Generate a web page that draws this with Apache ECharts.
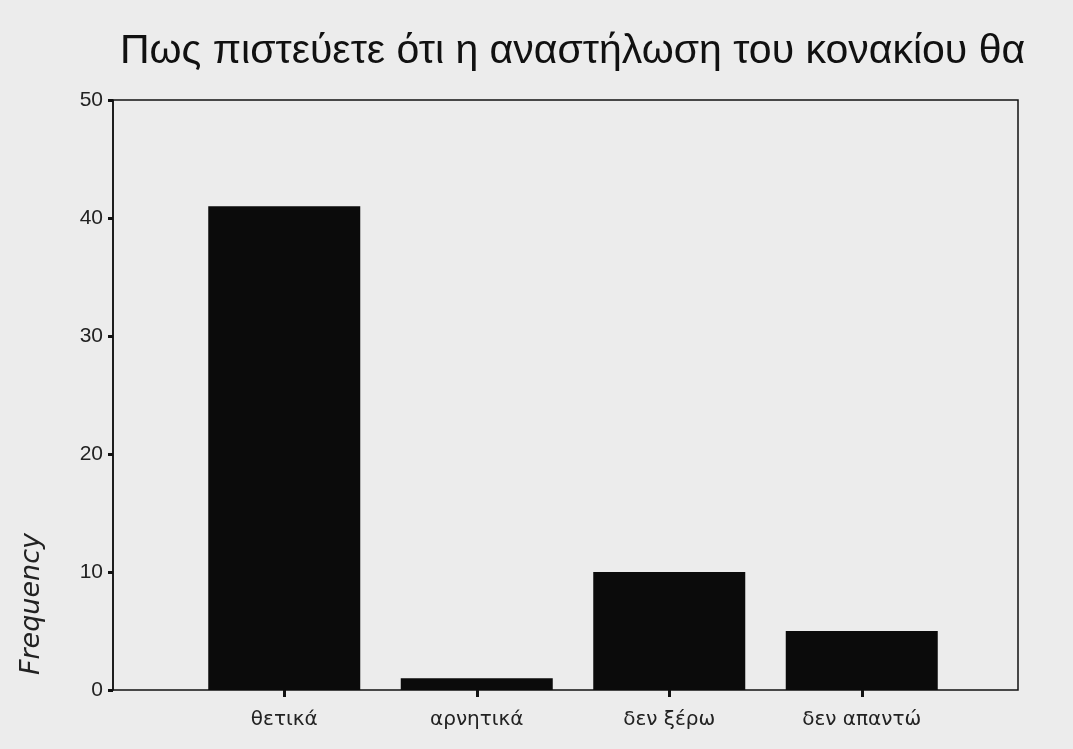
<!DOCTYPE html>
<html>
<head>
<meta charset="utf-8">
<script src="https://cdn.jsdelivr.net/npm/echarts@6/dist/echarts.min.js"></script>
<style>
html,body{margin:0;padding:0;background:#ececec;}
#c{width:1073px;height:749px;}
</style>
</head>
<body>
<div id="c"></div>
<script>
const titleText = 'Πως πιστεύετε ότι η αναστήλωση του κονακίου θα';
const categories = ['θετικά', 'αρνητικά', 'δεν ξέρω', 'δεν απαντώ'];
const frequencies = [41, 1, 10, 5];
const yTicks = [0, 10, 20, 30, 40, 50];
const yAxisTitle = 'Frequency';

const chart = echarts.init(document.getElementById('c'));
const font = 'Liberation Sans, Arial, sans-serif';
const wide = 'DejaVu Sans, sans-serif';
chart.setOption({
  backgroundColor: '#ececec',
  animation: false,
  title: {
    text: titleText,
    left: 115, top: 26,
    textStyle: {fontFamily: font, fontSize: 41, fontWeight: 'normal', color: '#111'}
  },
  grid: [
    {left: 113, right: 55, top: 100, bottom: 59, show: true, borderColor: '#111', borderWidth: 1.5, backgroundColor: 'transparent'},
    {left: 188, right: 115, top: 100, bottom: 59}
  ],
  xAxis: [
    {gridIndex: 0, type: 'category', data: categories, show: false},
    {gridIndex: 1, type: 'category', data: categories,
     axisLine: {show: false},
     axisTick: {show: true, alignWithLabel: true, length: 7, lineStyle: {color: '#111', width: 3}},
     axisLabel: {fontFamily: wide, fontSize: 20, color: '#222', margin: 20}}
  ],
  yAxis: [
    {gridIndex: 0, type: 'value', min: 0, max: 50, interval: 10,
     axisLine: {show: true, lineStyle: {color: '#111', width: 1.5}},
     axisTick: {show: true, length: 5, lineStyle: {color: '#111', width: 3}},
     splitLine: {show: false},
     axisLabel: {fontFamily: font, fontSize: 21, color: '#222', margin: 10,
       formatter: v => yTicks.includes(v) ? String(v) : ''}},
    {gridIndex: 1, type: 'value', min: 0, max: 50, interval: 10, show: false, splitLine: {show: false}}
  ],
  graphic: [{
    type: 'text', left: 18, top: 533, rotation: Math.PI / 2,
    style: {text: yAxisTitle, fontFamily: wide, fontStyle: 'italic', fontSize: 27, fill: '#222'}
  }],
  series: [{
    type: 'bar', xAxisIndex: 1, yAxisIndex: 1,
    data: frequencies, barWidth: 152,
    itemStyle: {color: '#0b0b0b'}
  }]
});
</script>
</body>
</html>
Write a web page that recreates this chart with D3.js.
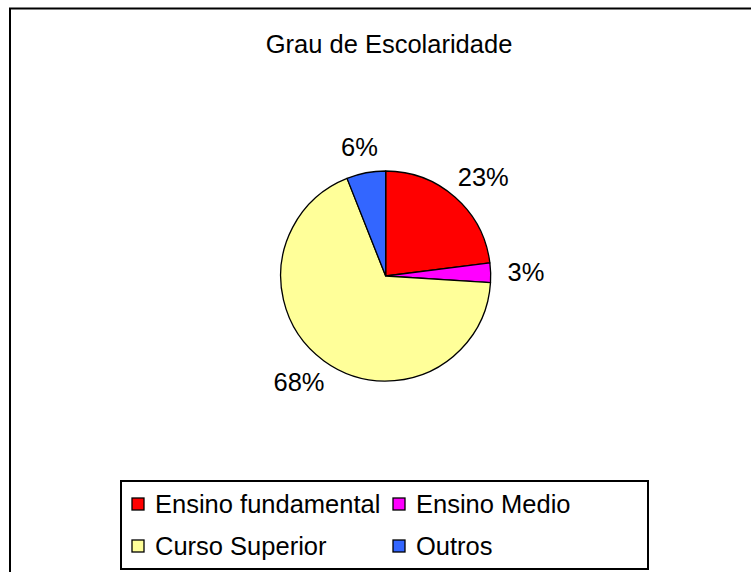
<!DOCTYPE html>
<html>
<head>
<meta charset="utf-8">
<script src="https://cdn.jsdelivr.net/npm/d3@7"></script>
<style>
  body { margin: 0; background: #fff; }
  text { font-family: "Liberation Sans", Arial, sans-serif; fill: #000; }
</style>
</head>
<body>
<div id="chart"></div>
<script>
// Chart data
const categories = ["Ensino fundamental", "Ensino Medio", "Curso Superior", "Outros"];
const values = [23, 3, 68, 6];
const colors = ["#FF0000", "#FF00FF", "#FFFF99", "#3366FF"];
const title = "Grau de Escolaridade";

const width = 751, height = 572;
const fontSize = 25.5;

const svg = d3.select("#chart")
    .append("svg")
    .attr("width", width)
    .attr("height", height);

// Outer chart border (runs off the right and bottom of the window)
svg.append("rect")
    .attr("x", 10)
    .attr("y", 8.5)
    .attr("width", 800)
    .attr("height", 600)
    .attr("fill", "#fff")
    .attr("stroke", "#000")
    .attr("stroke-width", 2);

// Title
svg.append("text")
    .attr("x", 389)
    .attr("y", 53)
    .attr("text-anchor", "middle")
    .style("font-size", fontSize + "px")
    .text(title);

// Pie
const cx = 385.7, cy = 276, radius = 105;
const total = d3.sum(values);

const pie = d3.pie().sort(null).value(d => d)(values);
const arc = d3.arc().innerRadius(0).outerRadius(radius);

const g = svg.append("g")
    .attr("transform", "translate(" + cx + "," + cy + ")");

g.selectAll("path")
    .data(pie)
    .enter()
    .append("path")
    .attr("d", arc)
    .attr("fill", (d, i) => colors[i])
    .attr("stroke", "#000")
    .attr("stroke-width", 1.3)
    .attr("stroke-linejoin", "round");

// Percent labels placed outside the pie, box pushed outward along the mid angle
const gap = 17;
g.selectAll(".label")
    .data(pie)
    .enter()
    .append("text")
    .attr("class", "label")
    .style("font-size", fontSize + "px")
    .attr("text-anchor", "middle")
    .text(d => Math.round(d.value / total * 100) + "%")
    .each(function (d) {
        const a = (d.startAngle + d.endAngle) / 2;
        const ux = Math.sin(a), uy = -Math.cos(a);
        const bb = this.getBBox();
        const x = (radius + gap) * ux + ux * bb.width / 2;
        const y = (radius + gap) * uy + uy * 9.5;
        d3.select(this).attr("x", x).attr("y", y + 9);
    });

// Legend
const legend = { x: 121, y: 481, w: 527, h: 88 };
svg.append("rect")
    .attr("x", legend.x)
    .attr("y", legend.y)
    .attr("width", legend.w)
    .attr("height", legend.h)
    .attr("fill", "#fff")
    .attr("stroke", "#000")
    .attr("stroke-width", 2);

const colX = [132, 393];
const rowY = [513, 555];

const items = svg.selectAll(".legend-item")
    .data(categories)
    .enter()
    .append("g")
    .attr("class", "legend-item")
    .attr("transform", (d, i) => "translate(" + colX[i % 2] + "," + rowY[Math.floor(i / 2)] + ")");

items.append("rect")
    .attr("x", 0)
    .attr("y", -15)
    .attr("width", 12)
    .attr("height", 12)
    .attr("fill", (d, i) => colors[i])
    .attr("stroke", "#000")
    .attr("stroke-width", 1.3);

items.append("text")
    .attr("x", 23)
    .attr("y", 0)
    .style("font-size", fontSize + "px")
    .text(d => d);
</script>
</body>
</html>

> [To do]:
From the first line above down to the line with "const yAxisTitle = 'Frequency';", reproduce every line and no others, omitting pictures.

> [Written response]:
Generate a web page that draws this with Apache ECharts.
<!DOCTYPE html>
<html>
<head>
<meta charset="utf-8">
<script src="https://cdn.jsdelivr.net/npm/echarts@6/dist/echarts.min.js"></script>
<style>
html,body{margin:0;padding:0;background:#ececec;}
#c{width:1073px;height:749px;}
</style>
</head>
<body>
<div id="c"></div>
<script>
const titleText = 'Πως πιστεύετε ότι η αναστήλωση του κονακίου θα';
const categories = ['θετικά', 'αρνητικά', 'δεν ξέρω', 'δεν απαντώ'];
const frequencies = [41, 1, 10, 5];
const yTicks = [0, 10, 20, 30, 40, 50];
const yAxisTitle = 'Frequency';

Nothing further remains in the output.